**Data supplied**

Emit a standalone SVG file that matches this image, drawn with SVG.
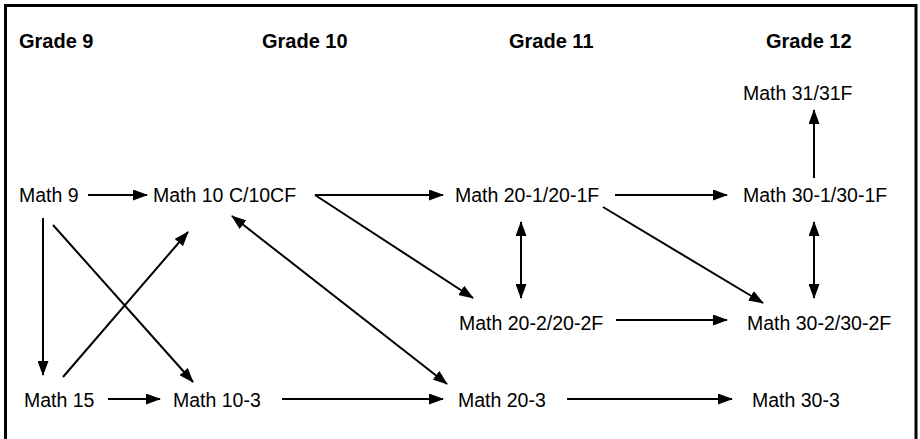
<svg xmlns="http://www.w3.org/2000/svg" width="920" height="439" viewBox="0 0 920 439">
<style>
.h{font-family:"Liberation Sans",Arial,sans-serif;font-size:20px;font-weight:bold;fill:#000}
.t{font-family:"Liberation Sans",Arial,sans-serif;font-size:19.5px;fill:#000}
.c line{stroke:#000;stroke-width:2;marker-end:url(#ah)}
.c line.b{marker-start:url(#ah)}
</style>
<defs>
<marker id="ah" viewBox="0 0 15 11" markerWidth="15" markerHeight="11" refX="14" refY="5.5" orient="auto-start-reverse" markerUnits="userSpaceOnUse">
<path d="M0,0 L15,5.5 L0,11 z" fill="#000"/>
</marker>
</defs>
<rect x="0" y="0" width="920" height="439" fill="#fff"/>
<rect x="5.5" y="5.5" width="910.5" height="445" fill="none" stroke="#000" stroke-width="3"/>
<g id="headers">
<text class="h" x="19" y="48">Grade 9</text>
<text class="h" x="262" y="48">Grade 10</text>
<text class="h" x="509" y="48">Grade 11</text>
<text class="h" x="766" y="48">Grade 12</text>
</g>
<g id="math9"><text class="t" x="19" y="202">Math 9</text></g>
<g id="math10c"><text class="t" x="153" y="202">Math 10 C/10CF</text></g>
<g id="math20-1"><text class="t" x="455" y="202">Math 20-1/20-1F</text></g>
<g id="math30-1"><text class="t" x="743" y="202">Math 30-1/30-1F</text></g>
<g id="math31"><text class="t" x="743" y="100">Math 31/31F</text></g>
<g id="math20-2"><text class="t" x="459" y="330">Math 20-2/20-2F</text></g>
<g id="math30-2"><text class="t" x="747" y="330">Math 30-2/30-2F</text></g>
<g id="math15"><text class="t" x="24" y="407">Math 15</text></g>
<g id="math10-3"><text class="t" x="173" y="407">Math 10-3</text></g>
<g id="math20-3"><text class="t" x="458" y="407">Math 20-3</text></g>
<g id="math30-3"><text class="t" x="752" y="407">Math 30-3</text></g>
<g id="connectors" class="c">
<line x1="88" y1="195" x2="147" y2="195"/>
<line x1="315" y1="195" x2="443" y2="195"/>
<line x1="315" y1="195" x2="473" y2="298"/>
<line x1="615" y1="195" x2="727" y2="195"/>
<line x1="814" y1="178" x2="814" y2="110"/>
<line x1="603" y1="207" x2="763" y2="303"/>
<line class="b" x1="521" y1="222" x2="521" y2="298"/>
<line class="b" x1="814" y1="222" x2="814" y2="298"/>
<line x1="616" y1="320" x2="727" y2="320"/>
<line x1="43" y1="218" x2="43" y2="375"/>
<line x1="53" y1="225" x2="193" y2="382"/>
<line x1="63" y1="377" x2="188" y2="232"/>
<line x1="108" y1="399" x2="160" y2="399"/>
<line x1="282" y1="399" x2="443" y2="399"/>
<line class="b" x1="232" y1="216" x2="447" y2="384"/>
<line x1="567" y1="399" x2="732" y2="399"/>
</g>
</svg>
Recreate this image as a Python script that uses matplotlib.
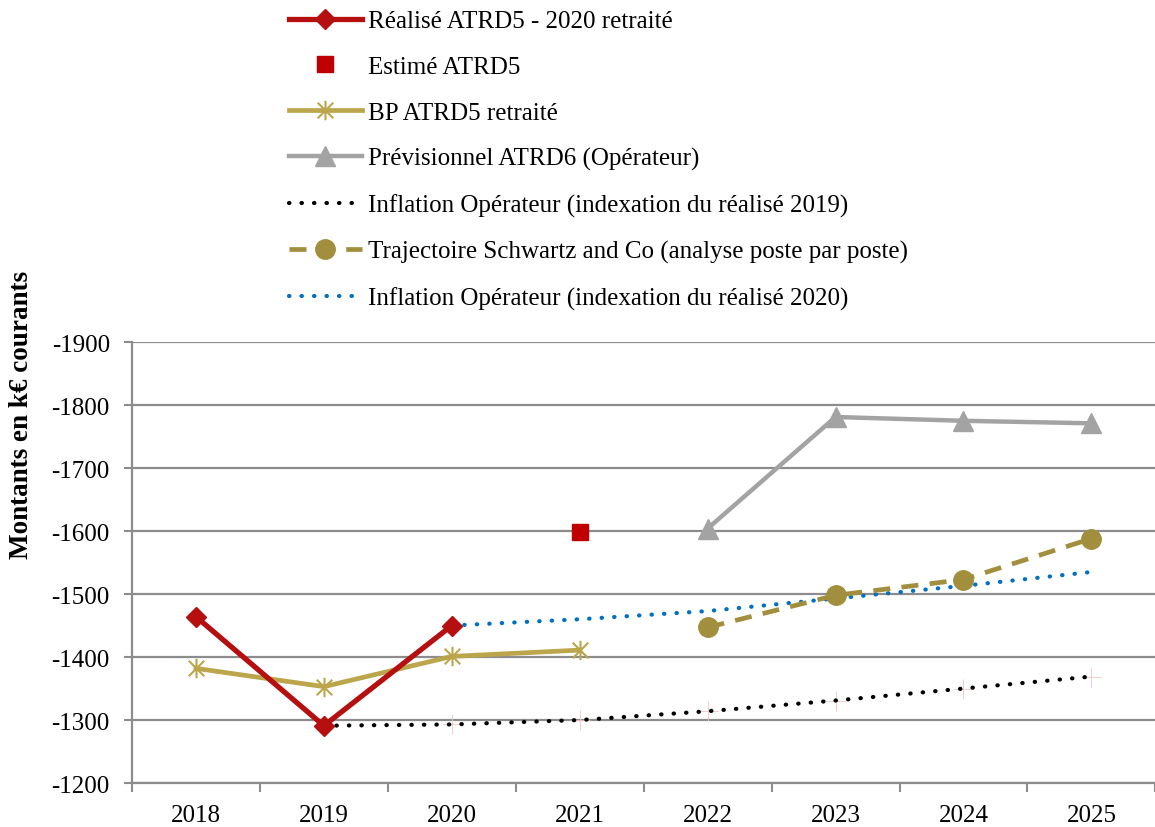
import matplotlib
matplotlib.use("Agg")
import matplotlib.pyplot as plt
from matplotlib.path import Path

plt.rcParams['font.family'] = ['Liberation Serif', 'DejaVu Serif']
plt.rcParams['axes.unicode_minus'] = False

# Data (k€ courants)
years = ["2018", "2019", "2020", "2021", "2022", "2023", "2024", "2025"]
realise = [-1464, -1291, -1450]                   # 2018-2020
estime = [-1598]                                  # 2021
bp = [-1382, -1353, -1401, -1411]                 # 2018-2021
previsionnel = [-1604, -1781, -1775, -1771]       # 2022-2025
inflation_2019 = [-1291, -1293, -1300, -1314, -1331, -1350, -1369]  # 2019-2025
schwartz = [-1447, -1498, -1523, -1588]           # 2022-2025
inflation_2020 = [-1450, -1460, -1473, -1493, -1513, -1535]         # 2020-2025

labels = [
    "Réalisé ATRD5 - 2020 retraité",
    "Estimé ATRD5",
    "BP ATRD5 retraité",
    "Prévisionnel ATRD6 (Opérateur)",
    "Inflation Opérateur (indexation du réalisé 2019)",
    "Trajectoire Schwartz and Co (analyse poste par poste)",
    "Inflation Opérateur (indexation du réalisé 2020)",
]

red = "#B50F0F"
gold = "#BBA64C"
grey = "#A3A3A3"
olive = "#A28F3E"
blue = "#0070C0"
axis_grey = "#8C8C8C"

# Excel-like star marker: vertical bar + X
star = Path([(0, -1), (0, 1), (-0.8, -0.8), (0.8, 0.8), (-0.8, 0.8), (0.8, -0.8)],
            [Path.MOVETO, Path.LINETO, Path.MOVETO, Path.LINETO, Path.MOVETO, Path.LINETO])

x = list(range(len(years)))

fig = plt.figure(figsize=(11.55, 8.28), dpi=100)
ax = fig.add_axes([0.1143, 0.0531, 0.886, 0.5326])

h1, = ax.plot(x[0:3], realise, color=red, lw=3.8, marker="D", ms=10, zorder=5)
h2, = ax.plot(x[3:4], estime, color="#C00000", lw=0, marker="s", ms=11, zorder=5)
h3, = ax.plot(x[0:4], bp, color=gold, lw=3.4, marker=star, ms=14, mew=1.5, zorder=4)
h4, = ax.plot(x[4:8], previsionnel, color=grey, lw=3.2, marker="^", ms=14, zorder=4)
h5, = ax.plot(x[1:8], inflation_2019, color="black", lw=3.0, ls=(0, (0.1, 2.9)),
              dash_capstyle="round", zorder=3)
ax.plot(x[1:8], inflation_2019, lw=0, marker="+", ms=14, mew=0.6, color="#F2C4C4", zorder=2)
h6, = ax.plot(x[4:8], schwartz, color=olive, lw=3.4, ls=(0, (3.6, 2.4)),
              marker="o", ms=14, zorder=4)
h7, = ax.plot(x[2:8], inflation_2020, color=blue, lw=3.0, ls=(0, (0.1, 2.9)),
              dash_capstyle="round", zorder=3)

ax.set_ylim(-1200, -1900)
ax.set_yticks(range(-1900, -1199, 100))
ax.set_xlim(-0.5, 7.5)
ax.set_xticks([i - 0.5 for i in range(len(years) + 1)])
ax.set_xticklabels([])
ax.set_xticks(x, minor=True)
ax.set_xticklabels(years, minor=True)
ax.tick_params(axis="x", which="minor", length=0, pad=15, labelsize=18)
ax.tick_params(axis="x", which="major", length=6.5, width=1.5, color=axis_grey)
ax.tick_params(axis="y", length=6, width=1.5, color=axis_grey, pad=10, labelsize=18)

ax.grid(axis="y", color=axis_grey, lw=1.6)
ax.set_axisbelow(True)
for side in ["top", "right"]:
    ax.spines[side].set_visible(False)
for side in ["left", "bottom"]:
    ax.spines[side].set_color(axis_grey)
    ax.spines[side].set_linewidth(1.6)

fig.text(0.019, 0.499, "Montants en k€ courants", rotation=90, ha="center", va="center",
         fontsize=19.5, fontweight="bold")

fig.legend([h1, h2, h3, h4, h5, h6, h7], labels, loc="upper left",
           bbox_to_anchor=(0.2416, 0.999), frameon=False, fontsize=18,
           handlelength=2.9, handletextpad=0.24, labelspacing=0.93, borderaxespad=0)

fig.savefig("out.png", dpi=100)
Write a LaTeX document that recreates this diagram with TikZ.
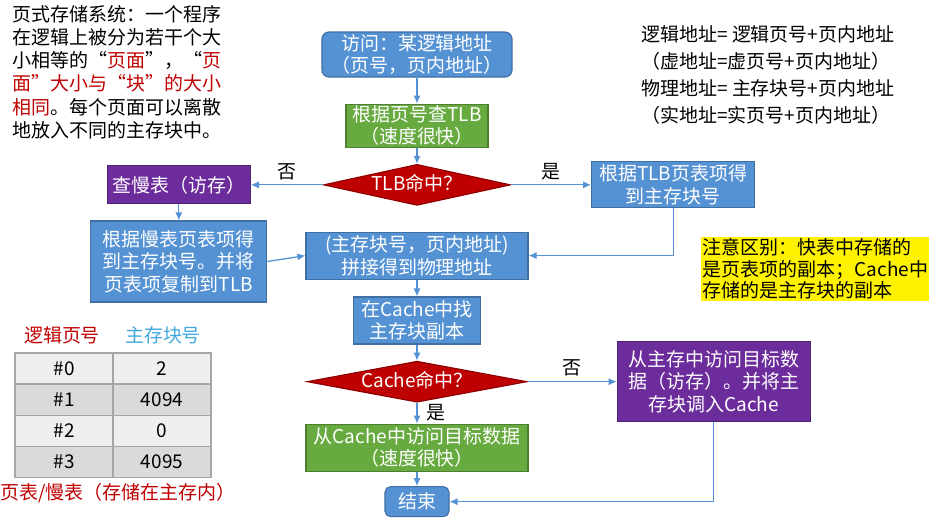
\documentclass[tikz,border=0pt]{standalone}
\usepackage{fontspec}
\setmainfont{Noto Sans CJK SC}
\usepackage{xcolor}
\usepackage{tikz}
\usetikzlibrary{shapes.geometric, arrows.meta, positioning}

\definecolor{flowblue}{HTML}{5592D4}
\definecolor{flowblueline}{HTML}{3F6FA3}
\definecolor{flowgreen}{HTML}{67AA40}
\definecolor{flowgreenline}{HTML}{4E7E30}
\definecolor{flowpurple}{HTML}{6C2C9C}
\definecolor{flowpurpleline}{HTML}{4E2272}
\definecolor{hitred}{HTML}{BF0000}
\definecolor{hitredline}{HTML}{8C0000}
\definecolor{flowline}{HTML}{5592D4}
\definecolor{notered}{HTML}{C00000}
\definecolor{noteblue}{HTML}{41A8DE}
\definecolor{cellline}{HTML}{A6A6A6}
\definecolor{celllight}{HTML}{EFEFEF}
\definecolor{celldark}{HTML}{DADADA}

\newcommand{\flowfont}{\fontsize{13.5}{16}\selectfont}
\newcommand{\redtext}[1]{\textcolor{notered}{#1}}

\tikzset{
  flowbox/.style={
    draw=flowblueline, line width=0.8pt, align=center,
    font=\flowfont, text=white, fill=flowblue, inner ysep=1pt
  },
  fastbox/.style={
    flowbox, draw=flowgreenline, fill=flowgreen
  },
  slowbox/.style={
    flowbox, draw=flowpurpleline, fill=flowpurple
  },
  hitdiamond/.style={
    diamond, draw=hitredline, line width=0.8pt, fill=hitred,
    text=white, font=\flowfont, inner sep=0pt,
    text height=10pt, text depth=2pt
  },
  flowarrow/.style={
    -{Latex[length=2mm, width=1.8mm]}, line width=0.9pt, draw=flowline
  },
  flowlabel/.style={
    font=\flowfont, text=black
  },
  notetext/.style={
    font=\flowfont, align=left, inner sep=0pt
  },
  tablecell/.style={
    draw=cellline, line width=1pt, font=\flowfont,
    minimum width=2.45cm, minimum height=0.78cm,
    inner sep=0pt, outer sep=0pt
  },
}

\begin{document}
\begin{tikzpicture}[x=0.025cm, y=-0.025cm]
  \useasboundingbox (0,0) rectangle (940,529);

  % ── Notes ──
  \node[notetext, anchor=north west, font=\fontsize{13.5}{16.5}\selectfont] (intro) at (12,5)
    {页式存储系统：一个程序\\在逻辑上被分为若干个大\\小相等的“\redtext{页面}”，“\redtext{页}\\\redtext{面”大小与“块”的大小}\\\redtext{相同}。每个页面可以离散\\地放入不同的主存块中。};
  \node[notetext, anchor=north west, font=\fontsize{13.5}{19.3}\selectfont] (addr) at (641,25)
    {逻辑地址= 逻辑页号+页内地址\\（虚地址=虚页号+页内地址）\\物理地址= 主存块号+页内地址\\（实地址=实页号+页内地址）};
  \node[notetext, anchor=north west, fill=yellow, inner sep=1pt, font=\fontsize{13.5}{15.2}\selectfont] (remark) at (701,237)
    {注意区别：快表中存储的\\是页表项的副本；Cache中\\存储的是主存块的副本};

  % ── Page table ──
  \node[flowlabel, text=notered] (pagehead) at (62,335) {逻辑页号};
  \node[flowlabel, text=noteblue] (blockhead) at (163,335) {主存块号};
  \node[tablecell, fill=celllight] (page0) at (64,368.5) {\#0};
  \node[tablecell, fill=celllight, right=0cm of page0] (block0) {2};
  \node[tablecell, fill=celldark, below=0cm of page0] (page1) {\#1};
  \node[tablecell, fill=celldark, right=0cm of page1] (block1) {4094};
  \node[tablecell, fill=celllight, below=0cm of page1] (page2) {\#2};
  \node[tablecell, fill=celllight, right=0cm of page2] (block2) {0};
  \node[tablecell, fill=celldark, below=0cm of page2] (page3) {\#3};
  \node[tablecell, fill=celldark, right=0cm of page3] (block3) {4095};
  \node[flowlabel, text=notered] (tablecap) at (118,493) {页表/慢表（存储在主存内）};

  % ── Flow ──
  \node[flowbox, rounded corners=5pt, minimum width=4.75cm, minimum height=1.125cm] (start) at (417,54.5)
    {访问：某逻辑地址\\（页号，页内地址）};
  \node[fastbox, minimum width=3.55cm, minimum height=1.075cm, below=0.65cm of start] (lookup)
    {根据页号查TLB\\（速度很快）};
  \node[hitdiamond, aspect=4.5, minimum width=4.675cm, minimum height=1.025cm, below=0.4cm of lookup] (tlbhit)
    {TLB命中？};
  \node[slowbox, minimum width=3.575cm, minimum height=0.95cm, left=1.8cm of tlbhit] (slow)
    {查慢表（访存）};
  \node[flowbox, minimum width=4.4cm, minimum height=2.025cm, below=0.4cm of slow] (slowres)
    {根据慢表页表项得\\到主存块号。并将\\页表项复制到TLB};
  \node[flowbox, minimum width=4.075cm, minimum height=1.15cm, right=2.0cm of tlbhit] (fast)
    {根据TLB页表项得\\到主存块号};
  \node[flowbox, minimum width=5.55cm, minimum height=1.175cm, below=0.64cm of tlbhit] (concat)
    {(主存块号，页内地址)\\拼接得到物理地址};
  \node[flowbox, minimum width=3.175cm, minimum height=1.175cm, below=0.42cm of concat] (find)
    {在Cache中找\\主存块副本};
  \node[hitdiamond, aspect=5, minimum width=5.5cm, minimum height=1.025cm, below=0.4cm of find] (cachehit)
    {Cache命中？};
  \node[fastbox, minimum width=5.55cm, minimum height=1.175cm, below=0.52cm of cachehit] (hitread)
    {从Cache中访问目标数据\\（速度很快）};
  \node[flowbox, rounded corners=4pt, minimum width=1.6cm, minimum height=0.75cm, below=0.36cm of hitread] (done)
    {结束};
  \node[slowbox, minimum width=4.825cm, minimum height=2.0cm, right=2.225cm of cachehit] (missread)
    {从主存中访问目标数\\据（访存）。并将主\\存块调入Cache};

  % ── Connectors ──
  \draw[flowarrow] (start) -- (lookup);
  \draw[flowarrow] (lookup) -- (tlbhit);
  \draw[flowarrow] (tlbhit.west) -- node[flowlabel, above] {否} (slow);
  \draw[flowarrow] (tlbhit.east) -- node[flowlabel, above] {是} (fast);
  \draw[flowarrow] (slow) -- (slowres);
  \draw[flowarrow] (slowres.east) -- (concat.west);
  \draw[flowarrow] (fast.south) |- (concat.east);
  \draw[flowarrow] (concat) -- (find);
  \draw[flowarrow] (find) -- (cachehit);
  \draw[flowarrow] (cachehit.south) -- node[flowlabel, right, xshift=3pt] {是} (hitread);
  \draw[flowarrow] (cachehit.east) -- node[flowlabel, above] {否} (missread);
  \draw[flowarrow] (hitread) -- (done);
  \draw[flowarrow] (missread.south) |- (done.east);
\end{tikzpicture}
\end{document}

**Short exercise**
Scan the data above; copy every line where "with" appears.

**Reply**
Emit a standalone SVG file that matches this image, drawn with SVG.
Write a LaTeX document that recreates this diagram with TikZ.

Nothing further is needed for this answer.